4) There is no “regional accents.” I couldn’t tell you if a person came from LA or Oregon, let alone which area of town he was born and raised in. The closest I have ever experienced was when I called the big interstate freeway “The Five” rather than “The I Five”, which is a dialect issue rather than one of accent.
And I would say that this probably means that you’re from southern California because unless northerners have been picking up more regionalisms since I’ve been out of the country than I’ve been aware of so far, someone from the Sacramento/Stockton area would say, “take 5” or “take I5.” Adding a “the” before a freeway/highway is a southern California thing. They also use words and phrases normally reserved for people when describing the roads: “The 5 was being a total bitch today. I couldn’t even get to my exit for, like, 20 minutes.”
A roommate when I was living in San Diego referred to Coke, 7-Up, Mountain Dew, etc. as “pop.” He lived about an hour south of Seattle.
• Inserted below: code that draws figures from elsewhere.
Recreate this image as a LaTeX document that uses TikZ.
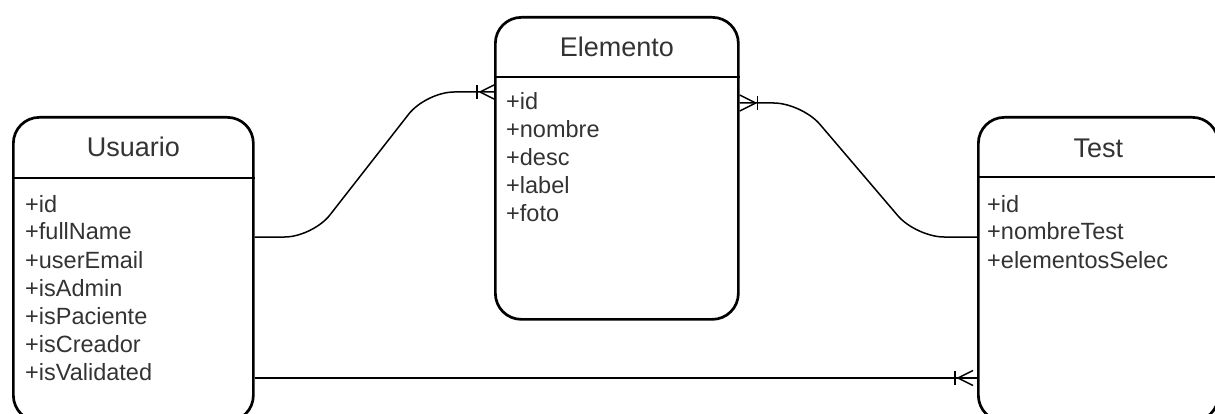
\documentclass[tikz,border=0pt]{standalone}
\usepackage{fontspec}
\setmainfont{Liberation Sans}
\usetikzlibrary{calc}
\definecolor{txt}{HTML}{333333}
\begin{document}
\begin{tikzpicture}[x=1pt,y=-1pt,
  entity/.style={draw=black, line width=2.7pt, rounded corners=26pt,
    minimum width=240pt, anchor=north west, inner sep=0pt},
  divider/.style={draw=black, line width=2.7pt},
  head/.style={anchor=base, inner sep=0pt, text=txt, font=\fontsize{27}{32}\selectfont},
  attr/.style={anchor=base west, inner sep=0pt, text=txt, font=\fontsize{23.5}{28}\selectfont},
  conn/.style={draw=black, line width=1.5pt},
  link/.style={conn, rounded corners=28pt}]
\useasboundingbox (0,0) rectangle (1215,414);
\clip (0,0) rectangle (1215,414);

% entity boxes
\node[entity, minimum height=304pt] (usuario) at (12,116) {};
\node[entity, minimum width=243pt, minimum height=302pt] (elemento) at (494,16) {};
\node[entity, minimum height=304pt] (test) at (977,116) {};

% header dividers
\draw[divider] ($(usuario.north west)+(0,62)$) -- ($(usuario.north east)+(0,62)$);
\draw[divider] ($(elemento.north west)+(0,61)$) -- ($(elemento.north east)+(0,61)$);
\draw[divider] ($(test.north west)+(0,61)$) -- ($(test.north east)+(0,61)$);

% titles
\node[head] (usuario-title) at ($(usuario.north)+(0,41)$) {Usuario};
\node[head] (elemento-title) at ($(elemento.north)+(0,41)$) {Elemento};
\node[head] (test-title) at ($(test.north)+(0,42)$) {Test};

% attributes
\foreach \t [count=\i] in {+id,+fullName,+userEmail,+isAdmin,+isPaciente,+isCreador,+isValidated}
  \node[attr] (usuario-a\i) at ($(usuario.north west)+(13,{96+28*(\i-1)})$) {\t};
\foreach \t [count=\i] in {+id,+nombre,+desc,+label,+foto}
  \node[attr] (elemento-a\i) at ($(elemento.north west)+(12,{94+28*(\i-1)})$) {\t};
\foreach \t [count=\i] in {+id,+nombreTest,+elementosSelec}
  \node[attr] (test-a\i) at ($(test.north west)+(10,{96+28*(\i-1)})$) {\t};

% connection points on the box borders
\coordinate (ue1) at ($(usuario.north east)+(0,121)$);
\coordinate (ue2) at ($(usuario.north east)+(0,262)$);
\coordinate (ew) at ($(elemento.north west)+(0,76)$);
\coordinate (ee) at ($(elemento.north east)+(0,87)$);
\coordinate (tw1) at ($(test.north west)+(0,121)$);
\coordinate (tw2) at ($(test.north west)+(0,262)$);

% Usuario -- Elemento
\draw[link] (ue1) -- ($(ue1)+(58,0)$) -- ($(ew)+(-68,0)$) -- (ew);
\draw[conn] ($(ew)+(-14,0)$) -- ($(ew)+(0,-7)$) ($(ew)+(-14,0)$) -- ($(ew)+(0,7)$);
\draw[conn] ($(ew)+(-17,-7)$) -- ($(ew)+(-17,7)$);

% Elemento -- Test
\draw[link] (ee) -- ($(ee)+(62,0)$) -- ($(tw1)+(-61,0)$) -- (tw1);
\draw[conn] ($(ee)+(16,0)$) -- ($(ee)+(0,-8)$) ($(ee)+(16,0)$) -- ($(ee)+(0,8)$);
\draw[conn] ($(ee)+(18,-7)$) -- ($(ee)+(18,7)$);

% Usuario -- Test
\draw[conn] (ue2) -- (tw2);
\draw[conn] ($(tw2)+(-19,0)$) -- ($(tw2)+(-4,-7.5)$) ($(tw2)+(-19,0)$) -- ($(tw2)+(-4,7.5)$);
\draw[conn] ($(tw2)+(-22,-7)$) -- ($(tw2)+(-22,7)$);
\end{tikzpicture}
\end{document}
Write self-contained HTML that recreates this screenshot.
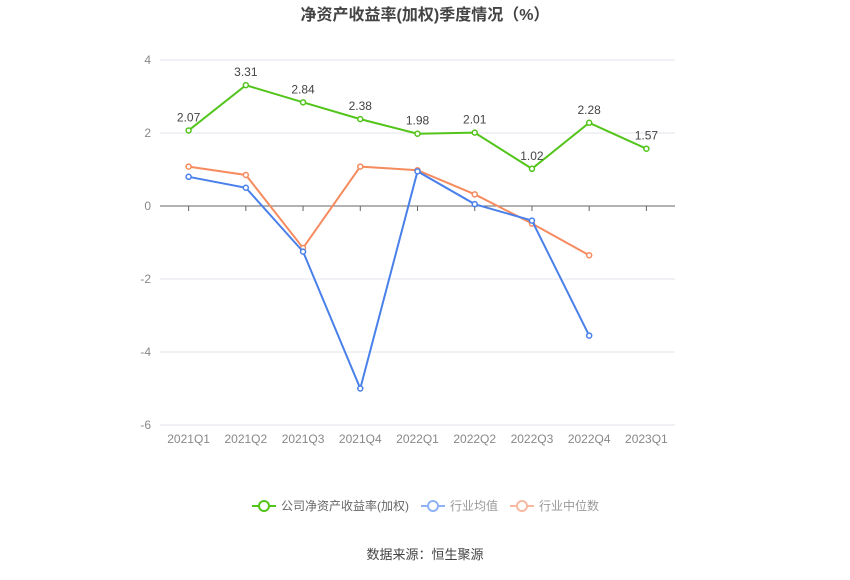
<!DOCTYPE html>
<html><head><meta charset="utf-8"><style>
body{margin:0;background:#fff;font-family:"Liberation Sans","Noto Sans CJK SC",sans-serif}
</style></head><body>
<svg width="850" height="575" xmlns="http://www.w3.org/2000/svg" font-family="Liberation Sans, Noto Sans CJK SC, sans-serif">
<text x="425" y="20" text-anchor="middle" font-size="16" font-weight="bold" fill="#444">净资产收益率(加权)季度情况（%）</text>
<g id="grid"></g><g id="series"></g>
<g font-size="12" fill="#666">
<g><line x1="252" x2="276" y1="506" y2="506" stroke="#52c41a" stroke-width="2"/><circle cx="264" cy="506" r="5" fill="#fff" stroke="#52c41a" stroke-width="2"/><text x="281" y="510">公司净资产收益率(加权)</text></g>
<g><line x1="421" x2="445" y1="506" y2="506" stroke="#8fb2f5" stroke-width="2"/><circle cx="433" cy="506" r="5" fill="#fff" stroke="#8fb2f5" stroke-width="2"/><text x="450" y="510" fill="#999">行业均值</text></g>
<g><line x1="510" x2="534" y1="506" y2="506" stroke="#f9b9a0" stroke-width="2"/><circle cx="522" cy="506" r="5" fill="#fff" stroke="#f9b9a0" stroke-width="2"/><text x="539" y="510" fill="#999">行业中位数</text></g>
</g>
<text x="425" y="559" text-anchor="middle" font-size="13" fill="#444">数据来源：恒生聚源</text>
</svg>
<script>
const categories=["2021Q1","2021Q2","2021Q3","2021Q4","2022Q1","2022Q2","2022Q3","2022Q4","2023Q1"];
const companyVals=[2.07,3.31,2.84,2.38,1.98,2.01,1.02,2.28,1.57];
const avgVals=[0.8,0.5,-1.25,-5.0,0.95,0.05,-0.4,-3.55];
const medianVals=[1.08,0.85,-1.15,1.08,0.98,0.32,-0.48,-1.35];
const yTicks=[4,2,0,-2,-4,-6];
const NS="http://www.w3.org/2000/svg";
const x0=160,x1=675,step=(x1-x0)/categories.length;
const xs=i=>x0+step*(i+0.5);
const ys=v=>206-v*36.5;
const grid=document.getElementById('grid'),ser=document.getElementById('series');
function mk(tag,attrs,parent){const e=document.createElementNS(NS,tag);for(const k in attrs)e.setAttribute(k,attrs[k]);parent.appendChild(e);return e;}
yTicks.forEach(t=>{
 const l=mk('line',{x1:x0,x2:x1,y1:ys(t),y2:ys(t),stroke:t===0?'#666':'#e3e6ee','stroke-width':1},grid);
 
 
 const tx=mk('text',{x:151,y:ys(t)+4,'text-anchor':'end','font-size':12,fill:'#888'},grid);tx.textContent=t;
 
 
});
categories.forEach((c,i)=>{
 const tk=mk('line',{x1:xs(i),x2:xs(i),y1:206,y2:211,stroke:'#666'},grid);
 
 
 const tx=mk('text',{x:xs(i),y:443,'text-anchor':'middle','font-size':12,fill:'#888'},grid);tx.textContent=c;
 
 
});
function draw(vals,color,name,labels){
 const g=mk('g',{},ser);
 
 
 const p=mk('polyline',{points:vals.map((v,i)=>xs(i)+','+ys(v)).join(' '),fill:'none',stroke:color,'stroke-width':2},g);
 
 
 vals.forEach((v,i)=>{
  const c=mk('circle',{cx:xs(i),cy:ys(v),r:2.5,fill:'#fff',stroke:color,'stroke-width':1.5},g);
  
  
  if(labels){const t=mk('text',{x:xs(i),y:ys(v)-9,'text-anchor':'middle','font-size':12,fill:'#444'},g);t.textContent=v.toFixed(2);
   
   }
 });
}
draw(medianVals,'#f68b5f','industry-median-series',false);
draw(avgVals,'#4a80ea','industry-avg-series',false);
draw(companyVals,'#52c41a','company-roe-series',true);
</script>
</body></html>
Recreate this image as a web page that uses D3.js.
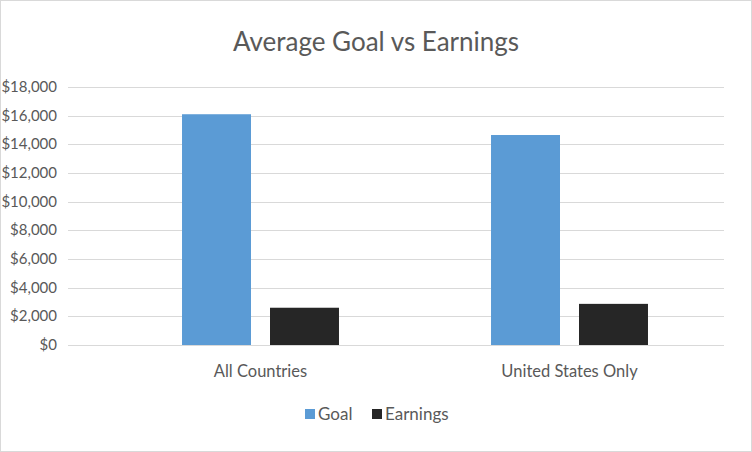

I can tell if someone is from Oregon or Washington within a minute or two, usually. There are some differences in speech patterns between the Bay Area and the Central Valley that are pretty subtle unless you’re from the area, but that do exist. I can almost certainly tell if someone’s from farther south than Fresno, and there are differences in the LA area between many of the different cities. Ask someone from West Covina if they can tell the difference between the way someone from from Burbank and Fontana sounds. I’ll bet there’s probably a difference, though I’m pretty sure I wouldn’t catch it as I’m not a native Angelino.
You probably just don’t listen to the differences very well, or don’t have the right aptitudes for picking up on them. Nothing wrong with that. Most musicians don’t have perfect pitch, but they can still play. You’re not a linguist, so you’re untrained in listening for the difference. Without a natural gift similar to perfect pitch, training to hear the difference, or a strong interest in dialects, you’ll probably miss most of the subtleties. That doesn’t mean they’re not there.
For the record, I pronounce “king” with a more lax vowel than I do “keen,” which is definitely a tense vowel. There is a distinct difference to me. The other minimal pairs hold up pretty well though.